- **Problem details**:
Read the listing below and copy out every line that holds "chart".

§ §

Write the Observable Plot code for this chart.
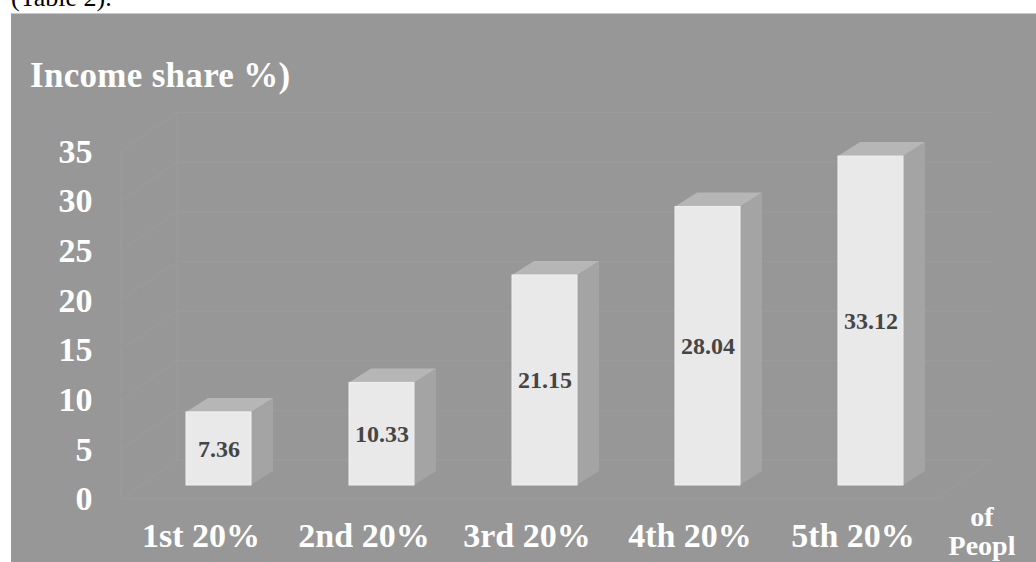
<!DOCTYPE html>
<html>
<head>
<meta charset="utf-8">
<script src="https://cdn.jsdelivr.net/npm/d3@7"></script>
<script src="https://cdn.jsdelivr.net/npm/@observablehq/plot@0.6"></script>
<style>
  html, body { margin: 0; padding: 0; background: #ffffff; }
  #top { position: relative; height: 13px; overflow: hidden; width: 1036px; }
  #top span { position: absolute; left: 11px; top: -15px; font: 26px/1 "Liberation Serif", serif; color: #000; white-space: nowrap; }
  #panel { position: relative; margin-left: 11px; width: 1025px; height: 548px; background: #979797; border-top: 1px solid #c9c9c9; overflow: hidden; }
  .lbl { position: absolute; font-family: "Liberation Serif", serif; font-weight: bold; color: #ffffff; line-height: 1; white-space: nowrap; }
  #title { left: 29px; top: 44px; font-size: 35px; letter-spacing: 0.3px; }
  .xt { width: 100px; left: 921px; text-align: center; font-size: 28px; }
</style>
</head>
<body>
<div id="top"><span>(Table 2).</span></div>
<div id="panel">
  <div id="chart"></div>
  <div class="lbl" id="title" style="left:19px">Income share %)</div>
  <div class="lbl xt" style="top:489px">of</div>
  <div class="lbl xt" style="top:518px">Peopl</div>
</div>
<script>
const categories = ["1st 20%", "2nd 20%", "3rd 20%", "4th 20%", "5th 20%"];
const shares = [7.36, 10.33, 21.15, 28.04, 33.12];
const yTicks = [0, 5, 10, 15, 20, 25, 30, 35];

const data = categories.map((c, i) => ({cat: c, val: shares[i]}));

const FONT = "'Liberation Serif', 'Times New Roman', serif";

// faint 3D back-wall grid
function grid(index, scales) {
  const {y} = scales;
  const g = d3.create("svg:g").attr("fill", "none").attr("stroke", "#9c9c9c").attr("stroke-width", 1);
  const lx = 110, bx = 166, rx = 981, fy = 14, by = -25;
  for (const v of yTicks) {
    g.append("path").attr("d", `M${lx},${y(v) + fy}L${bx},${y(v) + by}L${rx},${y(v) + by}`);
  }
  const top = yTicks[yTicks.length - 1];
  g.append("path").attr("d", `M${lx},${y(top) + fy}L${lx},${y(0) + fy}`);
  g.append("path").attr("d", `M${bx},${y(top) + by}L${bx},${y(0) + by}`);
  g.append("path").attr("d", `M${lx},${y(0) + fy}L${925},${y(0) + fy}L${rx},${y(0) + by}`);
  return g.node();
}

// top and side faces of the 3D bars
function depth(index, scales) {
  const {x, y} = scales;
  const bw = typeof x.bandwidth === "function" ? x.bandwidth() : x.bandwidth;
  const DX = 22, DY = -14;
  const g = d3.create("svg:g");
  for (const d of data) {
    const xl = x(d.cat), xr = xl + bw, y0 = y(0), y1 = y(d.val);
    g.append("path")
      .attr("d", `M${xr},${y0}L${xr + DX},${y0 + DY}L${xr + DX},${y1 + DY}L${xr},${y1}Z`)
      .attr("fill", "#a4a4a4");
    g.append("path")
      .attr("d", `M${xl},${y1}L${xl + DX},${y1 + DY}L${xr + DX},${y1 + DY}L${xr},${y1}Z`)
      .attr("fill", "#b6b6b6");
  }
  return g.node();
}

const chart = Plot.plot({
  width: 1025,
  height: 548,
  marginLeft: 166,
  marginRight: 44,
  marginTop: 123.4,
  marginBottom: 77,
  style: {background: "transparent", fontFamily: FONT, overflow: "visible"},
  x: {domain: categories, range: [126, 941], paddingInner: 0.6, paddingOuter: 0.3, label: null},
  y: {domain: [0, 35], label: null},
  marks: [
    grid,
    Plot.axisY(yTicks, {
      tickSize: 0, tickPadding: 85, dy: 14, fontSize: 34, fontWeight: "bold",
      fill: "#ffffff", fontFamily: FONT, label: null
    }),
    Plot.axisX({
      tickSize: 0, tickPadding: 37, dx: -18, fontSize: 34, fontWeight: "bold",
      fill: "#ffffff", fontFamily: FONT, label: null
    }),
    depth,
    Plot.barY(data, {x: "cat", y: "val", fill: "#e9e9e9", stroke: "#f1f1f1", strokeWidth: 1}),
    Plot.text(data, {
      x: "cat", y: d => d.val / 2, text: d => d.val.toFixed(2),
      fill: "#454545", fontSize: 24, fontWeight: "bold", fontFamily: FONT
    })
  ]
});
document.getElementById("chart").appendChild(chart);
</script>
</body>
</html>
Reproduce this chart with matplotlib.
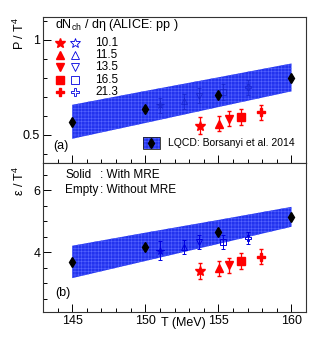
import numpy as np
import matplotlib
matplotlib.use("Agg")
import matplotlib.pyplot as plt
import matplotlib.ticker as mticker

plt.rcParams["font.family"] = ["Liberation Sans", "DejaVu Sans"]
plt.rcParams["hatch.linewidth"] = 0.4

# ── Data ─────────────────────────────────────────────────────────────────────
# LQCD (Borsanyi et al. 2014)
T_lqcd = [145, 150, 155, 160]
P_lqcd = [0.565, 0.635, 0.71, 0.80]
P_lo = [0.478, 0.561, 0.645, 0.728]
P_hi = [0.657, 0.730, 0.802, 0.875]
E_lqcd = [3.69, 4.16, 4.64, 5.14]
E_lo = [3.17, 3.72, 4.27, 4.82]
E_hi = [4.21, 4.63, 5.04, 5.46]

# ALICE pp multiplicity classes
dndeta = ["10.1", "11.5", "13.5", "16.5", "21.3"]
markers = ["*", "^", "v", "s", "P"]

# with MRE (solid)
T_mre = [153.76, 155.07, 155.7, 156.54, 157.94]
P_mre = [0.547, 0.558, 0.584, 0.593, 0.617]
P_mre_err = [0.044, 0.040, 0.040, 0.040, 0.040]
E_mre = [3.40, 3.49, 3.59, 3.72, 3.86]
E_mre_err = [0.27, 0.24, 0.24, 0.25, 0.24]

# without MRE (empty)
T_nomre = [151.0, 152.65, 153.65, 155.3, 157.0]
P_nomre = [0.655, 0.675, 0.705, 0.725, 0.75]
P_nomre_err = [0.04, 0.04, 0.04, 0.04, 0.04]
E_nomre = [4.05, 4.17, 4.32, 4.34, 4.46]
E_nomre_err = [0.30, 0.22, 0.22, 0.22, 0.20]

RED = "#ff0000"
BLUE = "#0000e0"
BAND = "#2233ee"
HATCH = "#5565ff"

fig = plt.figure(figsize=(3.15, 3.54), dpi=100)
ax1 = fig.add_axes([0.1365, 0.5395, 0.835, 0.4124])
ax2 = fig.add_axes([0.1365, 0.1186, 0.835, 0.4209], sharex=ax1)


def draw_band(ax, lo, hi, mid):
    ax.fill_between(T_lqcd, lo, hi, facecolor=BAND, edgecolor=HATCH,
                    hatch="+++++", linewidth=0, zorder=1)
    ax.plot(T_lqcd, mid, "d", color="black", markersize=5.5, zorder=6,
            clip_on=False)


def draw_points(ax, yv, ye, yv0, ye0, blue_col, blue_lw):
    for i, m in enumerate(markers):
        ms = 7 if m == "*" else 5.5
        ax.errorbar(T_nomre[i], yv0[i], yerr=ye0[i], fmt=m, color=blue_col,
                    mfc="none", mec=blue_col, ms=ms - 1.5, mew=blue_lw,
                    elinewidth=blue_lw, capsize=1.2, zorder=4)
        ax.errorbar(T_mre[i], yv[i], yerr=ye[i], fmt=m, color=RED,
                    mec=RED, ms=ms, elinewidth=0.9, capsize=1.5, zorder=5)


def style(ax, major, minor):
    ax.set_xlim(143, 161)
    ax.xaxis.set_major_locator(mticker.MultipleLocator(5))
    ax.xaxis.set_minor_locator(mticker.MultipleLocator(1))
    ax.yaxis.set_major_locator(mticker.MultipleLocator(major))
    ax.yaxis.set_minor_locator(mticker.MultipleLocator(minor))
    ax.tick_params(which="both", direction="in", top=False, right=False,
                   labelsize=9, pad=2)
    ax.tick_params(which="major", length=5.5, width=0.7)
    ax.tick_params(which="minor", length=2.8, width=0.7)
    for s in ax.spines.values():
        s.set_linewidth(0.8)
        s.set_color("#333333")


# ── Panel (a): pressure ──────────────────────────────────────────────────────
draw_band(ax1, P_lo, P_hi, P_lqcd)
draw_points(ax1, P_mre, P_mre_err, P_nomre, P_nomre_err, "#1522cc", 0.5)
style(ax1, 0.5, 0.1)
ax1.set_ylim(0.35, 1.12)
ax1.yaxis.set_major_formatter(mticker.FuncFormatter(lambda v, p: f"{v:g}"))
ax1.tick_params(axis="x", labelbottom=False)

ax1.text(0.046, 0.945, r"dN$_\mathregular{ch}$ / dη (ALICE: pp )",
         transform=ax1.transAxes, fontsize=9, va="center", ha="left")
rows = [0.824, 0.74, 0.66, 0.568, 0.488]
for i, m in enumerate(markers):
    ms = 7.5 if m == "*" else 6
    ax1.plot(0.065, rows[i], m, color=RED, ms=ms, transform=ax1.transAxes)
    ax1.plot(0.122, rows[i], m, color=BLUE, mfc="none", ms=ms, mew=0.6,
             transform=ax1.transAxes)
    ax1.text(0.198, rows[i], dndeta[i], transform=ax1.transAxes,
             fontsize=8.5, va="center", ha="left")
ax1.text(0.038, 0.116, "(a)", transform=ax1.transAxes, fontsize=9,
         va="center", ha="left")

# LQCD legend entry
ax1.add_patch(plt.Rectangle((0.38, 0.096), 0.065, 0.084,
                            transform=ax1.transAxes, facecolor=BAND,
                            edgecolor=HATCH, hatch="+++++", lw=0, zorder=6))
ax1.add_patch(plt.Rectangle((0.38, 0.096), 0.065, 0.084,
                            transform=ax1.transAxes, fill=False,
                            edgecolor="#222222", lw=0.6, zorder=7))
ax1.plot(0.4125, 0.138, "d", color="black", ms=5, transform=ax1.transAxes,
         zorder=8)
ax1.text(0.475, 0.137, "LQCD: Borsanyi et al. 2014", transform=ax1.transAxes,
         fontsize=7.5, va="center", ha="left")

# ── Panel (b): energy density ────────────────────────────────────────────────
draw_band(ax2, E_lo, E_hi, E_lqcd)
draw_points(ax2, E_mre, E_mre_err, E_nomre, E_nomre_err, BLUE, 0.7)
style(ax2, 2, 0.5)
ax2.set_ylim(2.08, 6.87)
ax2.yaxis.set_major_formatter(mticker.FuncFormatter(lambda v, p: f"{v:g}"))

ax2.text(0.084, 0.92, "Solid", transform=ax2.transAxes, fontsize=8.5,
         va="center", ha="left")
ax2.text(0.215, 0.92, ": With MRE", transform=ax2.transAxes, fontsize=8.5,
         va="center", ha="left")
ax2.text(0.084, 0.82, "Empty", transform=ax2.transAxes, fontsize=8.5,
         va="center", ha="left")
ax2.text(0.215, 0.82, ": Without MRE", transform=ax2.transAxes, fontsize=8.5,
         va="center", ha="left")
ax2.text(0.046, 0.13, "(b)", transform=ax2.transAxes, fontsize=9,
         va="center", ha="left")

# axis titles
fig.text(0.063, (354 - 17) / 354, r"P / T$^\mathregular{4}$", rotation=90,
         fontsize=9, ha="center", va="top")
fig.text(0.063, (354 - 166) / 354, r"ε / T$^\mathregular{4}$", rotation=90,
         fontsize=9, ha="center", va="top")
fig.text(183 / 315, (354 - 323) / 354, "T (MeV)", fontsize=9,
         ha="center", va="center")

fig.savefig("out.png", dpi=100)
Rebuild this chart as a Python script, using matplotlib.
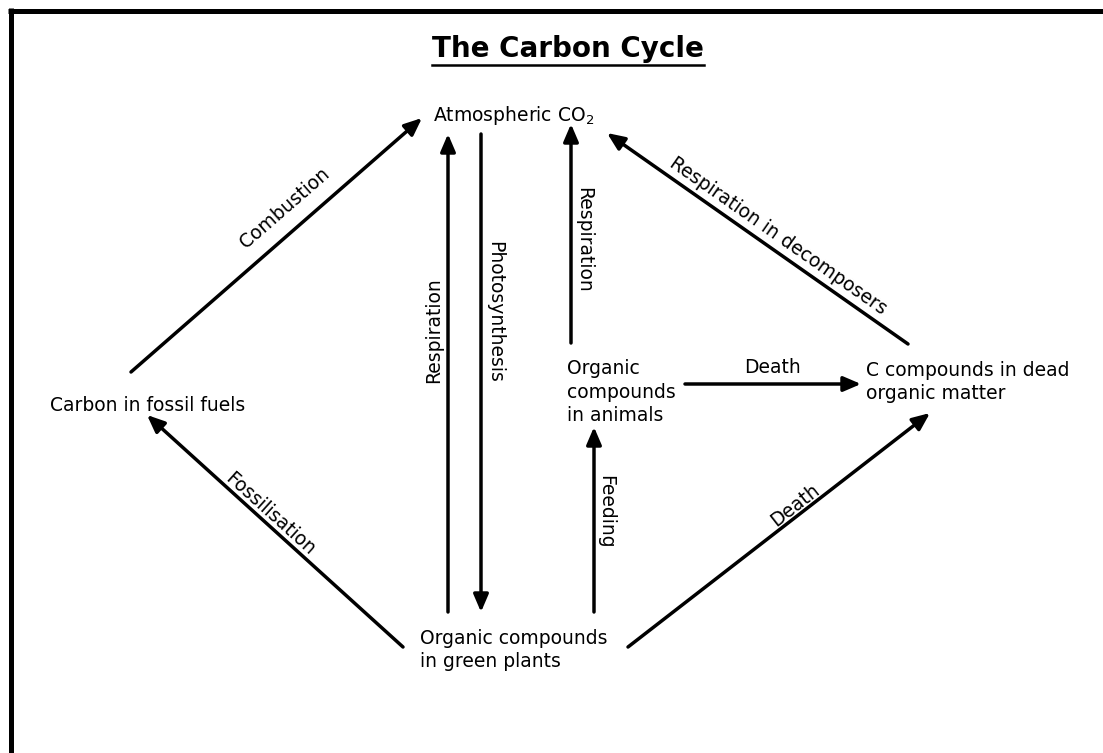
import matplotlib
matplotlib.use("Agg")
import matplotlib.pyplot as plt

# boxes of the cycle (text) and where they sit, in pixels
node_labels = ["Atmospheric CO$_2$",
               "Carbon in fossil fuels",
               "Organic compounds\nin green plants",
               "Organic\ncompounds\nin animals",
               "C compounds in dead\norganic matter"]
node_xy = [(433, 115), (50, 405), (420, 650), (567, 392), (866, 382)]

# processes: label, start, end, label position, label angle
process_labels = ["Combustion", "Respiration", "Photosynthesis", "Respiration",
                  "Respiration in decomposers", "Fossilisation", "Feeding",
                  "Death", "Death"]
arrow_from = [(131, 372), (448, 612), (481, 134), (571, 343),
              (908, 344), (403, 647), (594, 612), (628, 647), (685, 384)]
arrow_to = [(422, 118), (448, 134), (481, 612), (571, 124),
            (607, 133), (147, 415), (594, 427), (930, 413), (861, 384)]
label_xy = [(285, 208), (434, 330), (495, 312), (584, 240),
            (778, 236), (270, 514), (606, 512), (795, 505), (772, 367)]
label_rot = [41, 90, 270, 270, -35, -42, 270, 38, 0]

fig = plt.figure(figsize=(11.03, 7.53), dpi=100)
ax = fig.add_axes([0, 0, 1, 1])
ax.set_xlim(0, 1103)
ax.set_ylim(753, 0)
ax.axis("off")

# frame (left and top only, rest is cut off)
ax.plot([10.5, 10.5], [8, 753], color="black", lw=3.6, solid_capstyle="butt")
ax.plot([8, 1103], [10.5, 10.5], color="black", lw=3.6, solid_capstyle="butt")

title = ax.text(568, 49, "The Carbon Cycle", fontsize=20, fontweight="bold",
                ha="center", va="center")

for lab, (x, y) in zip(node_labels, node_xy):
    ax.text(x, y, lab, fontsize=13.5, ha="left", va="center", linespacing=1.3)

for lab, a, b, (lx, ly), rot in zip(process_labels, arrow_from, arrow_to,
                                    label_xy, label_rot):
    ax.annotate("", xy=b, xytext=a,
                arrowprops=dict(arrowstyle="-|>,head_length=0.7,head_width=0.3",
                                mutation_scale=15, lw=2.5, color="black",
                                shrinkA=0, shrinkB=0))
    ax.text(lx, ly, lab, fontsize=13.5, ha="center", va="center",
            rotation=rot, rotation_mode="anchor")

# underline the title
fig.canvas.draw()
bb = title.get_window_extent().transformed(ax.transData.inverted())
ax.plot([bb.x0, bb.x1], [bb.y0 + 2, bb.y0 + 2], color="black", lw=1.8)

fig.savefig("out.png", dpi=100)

§ §

- **Final answer**:
Write the Observable Plot code for this chart.
  <div id="chart"></div>
const chart = Plot.plot({
document.getElementById("chart").appendChild(chart);
Reproduce this chart with matplotlib.
Rebuild this chart as a Python script, using matplotlib.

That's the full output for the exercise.